Words bricks are inscribed with Chinese characters recording construction dates and other information.

The Chinese word brick exhibition hall of Ming Zhi Tang is in the Juyuan New Area and has a collection of nearly 30,000 ancient bricks, most of them word bricks, but there are also some portrait bricks.

They show handwriting from famous academics including Gao Shixiong, Zhou Zhenhe and Li Xueqin.

Among the collection, more than 200 word bricks are from central China and ancient Sichuan regions. About 200 of them were stone plates from the Tang, Song, Yuan and Ming dynasties, including a number of city wall bricks.

According to owner Zhu Mingqi, these ancient bricks can verify and compliment our knowledge of historical events. They can also give an insight into subjects such as ancient economics, architecture history, folklore, painting history, intellectual history, seal cutting and fine arts, Zhu said, and are an often neglected treasury.

More than 10 years ago, Zhu went to Anji in Zhejiang Province to sell his company’s products there. Along the township roads from Huzhou to Anji, various ancient bricks from the Han and Jin dynasties were scattered on the fields of old villages and behind traditional town houses. He collected more than 300 of these bricks and that formed the basis for Ming Zhi Tang.

From an initial study of these ancient bricks, Zhu found abundant Chinese ancient culture. These ancient bricks record ancestors’ activities during their struggle for survival, their rational thinking and cultural achievements, as well as the formation and development of world outlook and aesthetic values.

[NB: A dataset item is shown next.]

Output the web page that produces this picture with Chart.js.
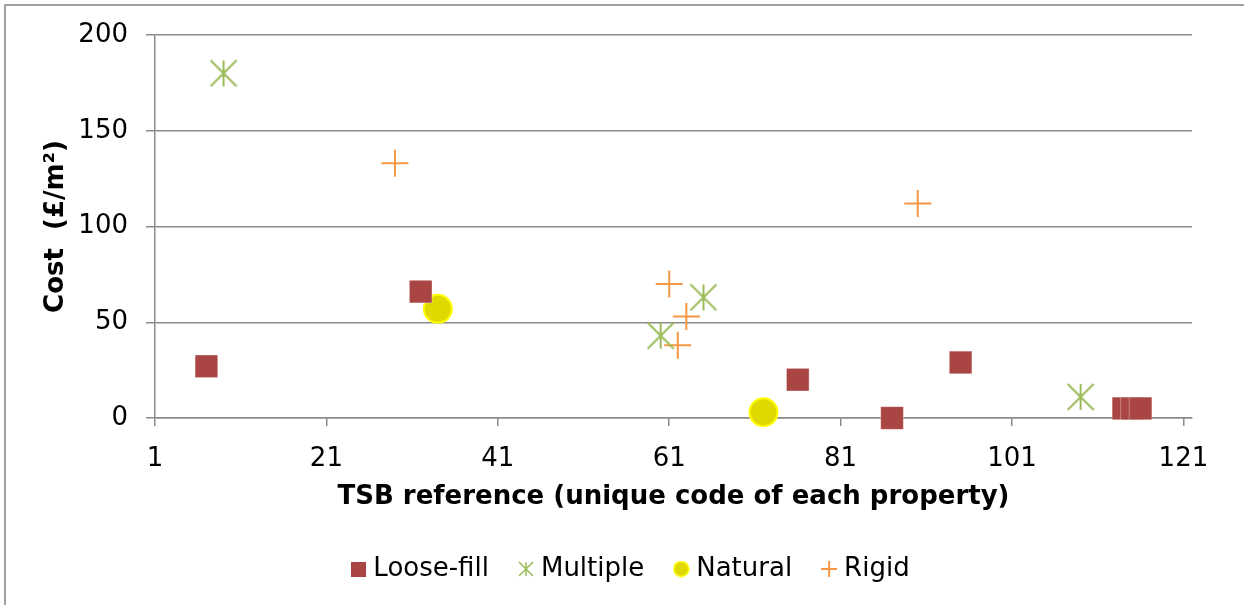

Address: 118, Zhangpu Rd, Juyuan New Area

Tel: 6995-9305

Opening hours: Reservation required

The Luo Bin Art Museum

The Luo Bin Art Museum mainly collects and shows Chinese ceramics, as well as calligraphy and paintings which were purchased from home and abroad and some of them exhibited through partnership with other collectors.

The most precious collection in the museum is a plum bottle patterned with mackerel and seaweed decorative figures from Yuan Dynasty (1271-1368). The 42 centimeter tall plum bottle is decorated with 11 kinds of trumpet shells, coral and as well as various kinds of fish. The overall pattern is so vivid as if the fish are moving between the aquatic plants and grasses.